YOUR GOAL
Reproduce the material below line by line, beginning with its first line and ending with the line that contains "const lineColor = '#d61c2c';"; leave out pictures.

DATA BLOCK
────────

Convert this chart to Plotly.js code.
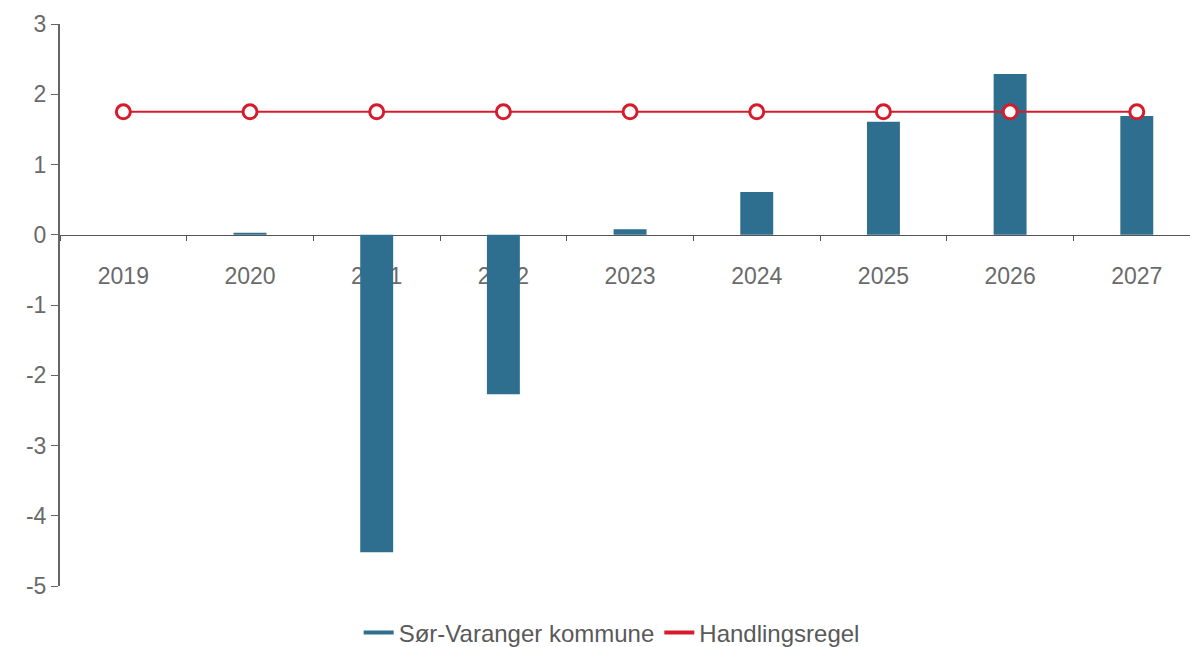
<!DOCTYPE html>
<html>
<head>
<meta charset="utf-8">
<script src="https://cdn.plot.ly/plotly-3.0.1.min.js"></script>
<style>html,body{margin:0;padding:0;background:#fff;}#chart{width:1190px;height:647px;}</style>
</head>
<body>
<div id="chart"></div>
<script>
const years = ['2019','2020','2021','2022','2023','2024','2025','2026','2027'];
const sorVaranger = [0, 0.03, -4.52, -2.27, 0.08, 0.61, 1.61, 2.29, 1.69];
const handlingsregel = [1.75, 1.75, 1.75, 1.75, 1.75, 1.75, 1.75, 1.75, 1.75];
const seriesNames = ['Sør-Varanger kommune', 'Handlingsregel'];
const yTicks = [-5, -4, -3, -2, -1, 0, 1, 2, 3];

const barColor = '#2e6f8f';
const lineColor = '#d61c2c';

const traces = [
  {
    type: 'bar', x: years, y: sorVaranger, name: seriesNames[0],
    marker: {color: barColor}, showlegend: false, hoverinfo: 'x+y'
  },
  {
    type: 'scatter', mode: 'lines+markers', x: years, y: handlingsregel, name: seriesNames[1],
    line: {color: lineColor, width: 2},
    marker: {symbol: 'circle', size: 14, color: '#ffffff', line: {color: lineColor, width: 3}},
    showlegend: false, cliponaxis: false
  },
  {
    type: 'scatter', mode: 'lines', x: [null], y: [null], name: seriesNames[0],
    line: {color: barColor, width: 4}, hoverinfo: 'skip'
  },
  {
    type: 'scatter', mode: 'lines', x: [null], y: [null], name: seriesNames[1],
    line: {color: lineColor, width: 4}, hoverinfo: 'skip'
  }
];

const layout = {
  width: 1190, height: 647,
  margin: {l: 60, r: 0, t: 24, b: 61},
  paper_bgcolor: '#ffffff', plot_bgcolor: '#ffffff',
  font: {family: 'Liberation Sans, Arial, sans-serif', size: 23, color: '#6a6a6a'},
  bargap: 0.74,
  showlegend: true,
  legend: {orientation: 'h', x: 0.514, xanchor: 'center', xref: 'container',
           y: 0.0216, yanchor: 'middle', yref: 'container',
           font: {size: 24, color: '#595959'}, itemwidth: 30},
  xaxis: {
    type: 'category', categoryorder: 'array', categoryarray: years,
    range: [-0.5, 8.42], autorange: false,
    anchor: 'free', position: 0.625,
    showline: true, linecolor: '#555555', linewidth: 1,
    ticks: 'outside', tickson: 'boundaries', ticklen: 5, tickcolor: '#555555',
    ticklabelstandoff: 21,
    tickfont: {size: 23, color: '#6a6a6a'},
    showgrid: false, zeroline: false, layer: 'below traces', fixedrange: true
  },
  yaxis: {
    range: [-5, 3], domain: [0, 1],
    tickvals: yTicks, ticktext: yTicks.map(String),
    showline: true, linecolor: '#666666', linewidth: 2,
    ticks: 'outside', ticklen: 7, tickcolor: '#666666',
    tickfont: {size: 23, color: '#6a6a6a'},
    showgrid: false, zeroline: false, fixedrange: true
  }
};

Plotly.newPlot('chart', traces, layout, {displayModeBar: false, staticPlot: true});
</script>
</body>
</html>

────────

ANSWER TO THE PROBLEM
Convert this chart to Plotly.js code.
<!DOCTYPE html>
<html>
<head>
<meta charset="utf-8">
<script src="https://cdn.plot.ly/plotly-3.0.1.min.js"></script>
<style>html,body{margin:0;padding:0;background:#fff;}#chart{width:1190px;height:647px;}</style>
</head>
<body>
<div id="chart"></div>
<script>
const years = ['2019','2020','2021','2022','2023','2024','2025','2026','2027'];
const sorVaranger = [0, 0.03, -4.52, -2.27, 0.08, 0.61, 1.61, 2.29, 1.69];
const handlingsregel = [1.75, 1.75, 1.75, 1.75, 1.75, 1.75, 1.75, 1.75, 1.75];
const seriesNames = ['Sør-Varanger kommune', 'Handlingsregel'];
const yTicks = [-5, -4, -3, -2, -1, 0, 1, 2, 3];

const barColor = '#2e6f8f';
const lineColor = '#d61c2c';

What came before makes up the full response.